Zoning panel bars Burlington subdivision



By Brenna R. Kelly
The Cincinnati Enquirer

BURLINGTON - A group of rural Boone County residents won the first round in their fight to stop a 128-home subdivision from being built on Chambers Road.

The Planning Commission's zone-change committee voted 2-1 Wednesday to deny a request that would have allowed the subdivision, Buffalo Trace.

"The community is glad that we won," said resident Dennis Repenning. "But we know it's not over."

Bold Homes wants to build a 128-home subdivision using a "clustered" design on the 53-acre site with 128 homes on 44.3 acres, 9 acres of open space and one home on a 9-acre lot, called a gentleman's farm.

That farm - not the density - was the reason two commissioners gave for voting against the plan.

"I basically consider that an illusion in this application," said Commissioner Randy Barlow. "It was presented and used for calculation purposes to get what the applicants desired."

The farm would be privately owned with a driveway off a cul-de-sac, but residents of the subdivision would not have access to the land, the developers said.

Eleven houses back up to the farm, but the other 117 homes "will be faced with a development that was generated because that was used in the calculations but they don't have the benefit of using the property," Barlow said.

The committee had suggested trails through the farm, but the developer said the farm owner could be liable if something happened.

Bold Homes submitted a similar plan a year and a half ago that was turned down by the Boone County Planning Commission.

"This area is going to be developed," said Commissioner Susan Poston, who also voted against the zone change. "I don't feel like this development is it. You're almost there."

If the developer followed the county's open space subdivision regulations, she might approve it, she said.

Commissioner Kim Bunger voted for the zone change request.

"We are a little disappointed," said Mike Kegley, vice president of Bold Homes.

The gentleman's farm was for "visual impact," he said, and would be a farm.

"There is no way you could use it as an active farm and allow the public access to it," Kegley said.

He said he looks forward to presenting the plan to the full Planning Commission.

Residents in the area near Richwood say the subdivision would not be compatible with the rural area. The site is surrounded by homes on two-acre lots and a 113-acre cattle farm.

"This community is really one of the greatest resources in Boone County," said Repenning who moved to the area after searching the county for two years for the perfect rural setting.

"If a subdivision is built there, where it's so incongruous to the neighborhood, then no place is really safe."
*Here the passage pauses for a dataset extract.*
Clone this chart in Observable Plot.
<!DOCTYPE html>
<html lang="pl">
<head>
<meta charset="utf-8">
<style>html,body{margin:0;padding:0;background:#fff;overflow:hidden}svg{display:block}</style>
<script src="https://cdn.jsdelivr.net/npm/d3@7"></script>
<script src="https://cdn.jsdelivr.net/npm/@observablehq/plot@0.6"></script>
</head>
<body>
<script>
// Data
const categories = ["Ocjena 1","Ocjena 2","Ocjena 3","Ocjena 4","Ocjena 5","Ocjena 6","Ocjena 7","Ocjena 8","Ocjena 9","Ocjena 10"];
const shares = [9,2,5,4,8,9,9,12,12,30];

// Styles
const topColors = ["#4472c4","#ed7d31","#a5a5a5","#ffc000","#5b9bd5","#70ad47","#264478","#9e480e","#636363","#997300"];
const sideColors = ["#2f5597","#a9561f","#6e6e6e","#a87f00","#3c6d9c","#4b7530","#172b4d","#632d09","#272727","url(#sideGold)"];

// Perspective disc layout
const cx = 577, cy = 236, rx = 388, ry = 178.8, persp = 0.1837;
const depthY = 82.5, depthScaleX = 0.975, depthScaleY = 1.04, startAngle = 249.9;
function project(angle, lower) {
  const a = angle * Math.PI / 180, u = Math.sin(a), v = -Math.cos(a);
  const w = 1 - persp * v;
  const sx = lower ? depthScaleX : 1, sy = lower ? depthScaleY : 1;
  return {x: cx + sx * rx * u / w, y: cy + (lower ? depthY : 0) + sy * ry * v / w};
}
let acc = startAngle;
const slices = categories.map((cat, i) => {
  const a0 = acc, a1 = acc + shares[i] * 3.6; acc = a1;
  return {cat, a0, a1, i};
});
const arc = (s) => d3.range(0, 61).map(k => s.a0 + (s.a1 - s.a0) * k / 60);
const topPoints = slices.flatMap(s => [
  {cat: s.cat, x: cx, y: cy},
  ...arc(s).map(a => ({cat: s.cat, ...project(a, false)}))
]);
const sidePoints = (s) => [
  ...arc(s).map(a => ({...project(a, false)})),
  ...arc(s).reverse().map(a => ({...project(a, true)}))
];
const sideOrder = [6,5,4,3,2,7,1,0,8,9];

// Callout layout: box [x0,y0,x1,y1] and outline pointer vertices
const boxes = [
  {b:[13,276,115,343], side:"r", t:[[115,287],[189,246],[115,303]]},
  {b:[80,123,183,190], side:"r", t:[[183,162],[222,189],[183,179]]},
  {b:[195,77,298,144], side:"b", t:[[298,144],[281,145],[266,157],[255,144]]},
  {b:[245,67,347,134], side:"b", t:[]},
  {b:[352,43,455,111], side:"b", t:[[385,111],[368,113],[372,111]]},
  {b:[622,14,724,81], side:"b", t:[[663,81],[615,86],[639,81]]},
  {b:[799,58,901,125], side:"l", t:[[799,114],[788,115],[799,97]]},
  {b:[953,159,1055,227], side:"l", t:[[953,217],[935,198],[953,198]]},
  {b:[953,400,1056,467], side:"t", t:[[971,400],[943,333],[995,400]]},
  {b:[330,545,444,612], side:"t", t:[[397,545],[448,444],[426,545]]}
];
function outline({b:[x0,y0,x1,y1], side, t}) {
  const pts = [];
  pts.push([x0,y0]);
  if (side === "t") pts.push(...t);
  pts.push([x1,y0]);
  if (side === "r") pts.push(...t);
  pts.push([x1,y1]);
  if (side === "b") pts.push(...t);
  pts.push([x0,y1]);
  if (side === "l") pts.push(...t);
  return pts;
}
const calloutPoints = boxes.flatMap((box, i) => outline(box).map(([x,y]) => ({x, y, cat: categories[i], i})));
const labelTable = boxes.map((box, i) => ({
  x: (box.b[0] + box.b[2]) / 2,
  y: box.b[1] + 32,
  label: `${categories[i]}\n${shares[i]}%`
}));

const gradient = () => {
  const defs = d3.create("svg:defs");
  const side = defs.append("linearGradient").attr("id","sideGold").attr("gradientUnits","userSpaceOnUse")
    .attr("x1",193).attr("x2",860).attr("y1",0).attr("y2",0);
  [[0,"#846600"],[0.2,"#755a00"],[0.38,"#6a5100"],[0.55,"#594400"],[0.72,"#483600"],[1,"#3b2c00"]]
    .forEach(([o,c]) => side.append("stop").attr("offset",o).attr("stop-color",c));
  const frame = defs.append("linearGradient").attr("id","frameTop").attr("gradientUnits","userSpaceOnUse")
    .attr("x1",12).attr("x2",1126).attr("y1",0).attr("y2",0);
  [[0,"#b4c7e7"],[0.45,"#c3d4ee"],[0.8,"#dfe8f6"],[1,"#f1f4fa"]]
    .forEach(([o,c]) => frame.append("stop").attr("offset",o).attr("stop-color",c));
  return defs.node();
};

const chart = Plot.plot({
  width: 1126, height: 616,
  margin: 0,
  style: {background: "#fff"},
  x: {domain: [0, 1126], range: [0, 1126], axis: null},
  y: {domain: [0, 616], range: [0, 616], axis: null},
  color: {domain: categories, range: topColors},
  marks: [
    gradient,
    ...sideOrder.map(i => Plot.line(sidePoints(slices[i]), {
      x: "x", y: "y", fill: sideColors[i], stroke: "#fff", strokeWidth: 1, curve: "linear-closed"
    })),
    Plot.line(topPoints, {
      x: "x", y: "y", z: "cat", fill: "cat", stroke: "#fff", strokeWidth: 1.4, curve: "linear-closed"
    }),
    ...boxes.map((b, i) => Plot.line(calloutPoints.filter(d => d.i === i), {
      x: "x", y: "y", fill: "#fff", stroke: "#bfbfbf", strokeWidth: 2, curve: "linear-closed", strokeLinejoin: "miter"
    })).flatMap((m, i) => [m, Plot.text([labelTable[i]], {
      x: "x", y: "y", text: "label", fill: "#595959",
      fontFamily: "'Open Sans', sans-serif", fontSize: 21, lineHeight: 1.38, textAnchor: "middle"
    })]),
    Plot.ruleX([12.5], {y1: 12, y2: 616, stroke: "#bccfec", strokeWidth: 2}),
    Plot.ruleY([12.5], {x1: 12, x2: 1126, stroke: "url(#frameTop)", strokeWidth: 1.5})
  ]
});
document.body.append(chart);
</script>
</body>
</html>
The developer says the "rural planned community" with one acre of green space for every seven homes would serve as a model for development in Boone County.

About 100 residents hired Covington attorney Phil Taliaferro to help them fight the development.
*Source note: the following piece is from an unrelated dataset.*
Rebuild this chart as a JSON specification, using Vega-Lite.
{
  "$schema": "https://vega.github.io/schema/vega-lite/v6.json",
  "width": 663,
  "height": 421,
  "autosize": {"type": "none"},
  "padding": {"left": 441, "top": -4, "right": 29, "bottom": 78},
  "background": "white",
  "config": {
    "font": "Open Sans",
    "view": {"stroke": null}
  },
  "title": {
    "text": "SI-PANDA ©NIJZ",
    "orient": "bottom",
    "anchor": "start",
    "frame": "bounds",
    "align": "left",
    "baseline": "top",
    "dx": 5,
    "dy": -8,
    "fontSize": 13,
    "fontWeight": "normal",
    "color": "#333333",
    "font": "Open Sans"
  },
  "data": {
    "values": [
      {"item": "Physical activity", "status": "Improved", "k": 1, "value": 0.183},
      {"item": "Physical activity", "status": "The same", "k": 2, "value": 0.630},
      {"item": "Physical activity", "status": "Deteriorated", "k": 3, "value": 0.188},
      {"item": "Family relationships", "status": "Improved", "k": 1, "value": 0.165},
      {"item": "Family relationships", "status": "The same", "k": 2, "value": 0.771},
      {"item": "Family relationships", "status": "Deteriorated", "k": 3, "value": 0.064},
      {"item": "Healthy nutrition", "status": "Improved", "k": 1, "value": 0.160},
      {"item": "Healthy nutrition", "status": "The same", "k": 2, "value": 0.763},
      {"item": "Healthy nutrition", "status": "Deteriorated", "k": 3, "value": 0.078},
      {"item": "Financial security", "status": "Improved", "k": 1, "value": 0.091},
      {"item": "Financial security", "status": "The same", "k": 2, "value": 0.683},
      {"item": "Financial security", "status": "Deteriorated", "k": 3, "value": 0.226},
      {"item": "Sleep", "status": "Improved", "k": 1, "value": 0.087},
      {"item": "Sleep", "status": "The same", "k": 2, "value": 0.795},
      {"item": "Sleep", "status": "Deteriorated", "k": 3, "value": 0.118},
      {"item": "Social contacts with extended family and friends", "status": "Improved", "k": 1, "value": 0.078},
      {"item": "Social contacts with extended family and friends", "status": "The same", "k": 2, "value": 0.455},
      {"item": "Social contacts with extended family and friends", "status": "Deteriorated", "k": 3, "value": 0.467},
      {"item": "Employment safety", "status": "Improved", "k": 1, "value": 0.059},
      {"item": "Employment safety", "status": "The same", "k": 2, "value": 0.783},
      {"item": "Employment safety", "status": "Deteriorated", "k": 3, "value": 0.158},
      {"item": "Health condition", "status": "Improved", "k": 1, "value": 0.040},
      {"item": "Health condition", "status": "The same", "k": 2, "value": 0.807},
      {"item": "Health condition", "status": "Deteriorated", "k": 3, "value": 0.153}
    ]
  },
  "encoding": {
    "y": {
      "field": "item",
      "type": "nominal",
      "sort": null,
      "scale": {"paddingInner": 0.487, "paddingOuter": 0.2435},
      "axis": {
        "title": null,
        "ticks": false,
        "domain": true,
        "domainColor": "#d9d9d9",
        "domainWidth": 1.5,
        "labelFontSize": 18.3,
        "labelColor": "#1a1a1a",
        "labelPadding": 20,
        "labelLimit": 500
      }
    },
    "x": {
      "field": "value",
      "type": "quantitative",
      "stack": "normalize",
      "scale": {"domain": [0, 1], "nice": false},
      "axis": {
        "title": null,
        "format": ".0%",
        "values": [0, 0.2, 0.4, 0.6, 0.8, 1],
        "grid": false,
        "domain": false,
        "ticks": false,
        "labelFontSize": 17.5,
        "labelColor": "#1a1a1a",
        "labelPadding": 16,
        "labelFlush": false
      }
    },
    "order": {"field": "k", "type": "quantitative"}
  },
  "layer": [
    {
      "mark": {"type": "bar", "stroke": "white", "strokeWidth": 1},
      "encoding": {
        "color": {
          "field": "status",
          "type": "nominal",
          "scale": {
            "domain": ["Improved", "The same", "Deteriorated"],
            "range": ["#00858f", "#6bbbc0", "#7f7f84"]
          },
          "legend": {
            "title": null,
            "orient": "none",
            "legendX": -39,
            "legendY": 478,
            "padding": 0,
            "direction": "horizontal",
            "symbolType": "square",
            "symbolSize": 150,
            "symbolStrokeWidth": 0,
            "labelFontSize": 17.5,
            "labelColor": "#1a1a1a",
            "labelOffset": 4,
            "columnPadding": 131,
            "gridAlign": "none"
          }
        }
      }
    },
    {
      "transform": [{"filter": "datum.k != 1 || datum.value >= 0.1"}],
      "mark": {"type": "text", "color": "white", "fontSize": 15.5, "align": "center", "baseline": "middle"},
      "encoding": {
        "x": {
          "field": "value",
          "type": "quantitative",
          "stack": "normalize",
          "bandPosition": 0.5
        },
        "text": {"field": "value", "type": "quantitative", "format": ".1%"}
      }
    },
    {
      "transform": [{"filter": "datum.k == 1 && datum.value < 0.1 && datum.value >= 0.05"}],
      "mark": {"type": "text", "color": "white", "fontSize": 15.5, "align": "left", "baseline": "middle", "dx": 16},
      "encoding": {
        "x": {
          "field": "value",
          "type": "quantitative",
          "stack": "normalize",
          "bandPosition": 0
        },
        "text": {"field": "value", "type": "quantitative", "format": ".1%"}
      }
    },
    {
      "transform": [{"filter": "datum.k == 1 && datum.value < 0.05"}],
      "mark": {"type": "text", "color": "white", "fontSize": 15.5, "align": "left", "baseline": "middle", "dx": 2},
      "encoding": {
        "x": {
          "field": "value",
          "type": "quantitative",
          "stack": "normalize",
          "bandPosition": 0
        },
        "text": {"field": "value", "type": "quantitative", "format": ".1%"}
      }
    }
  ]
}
"I was very pleased that the committee voted against this zone change, it's outrageous," Taliaferro said.

Zone change committee members Greg Breetz and Janet Kegley did not participate in the vote. Breetz did not attend the public hearing and Kegley is married to Mike Kegley of Bold Homes.

The full Planning Commission will vote on the zone change request May 5 at 7 p.m. in Courtroom 3A in the County Administration Building, 2950 Washington St., Burlington. Their recommendation goes to Fiscal Court.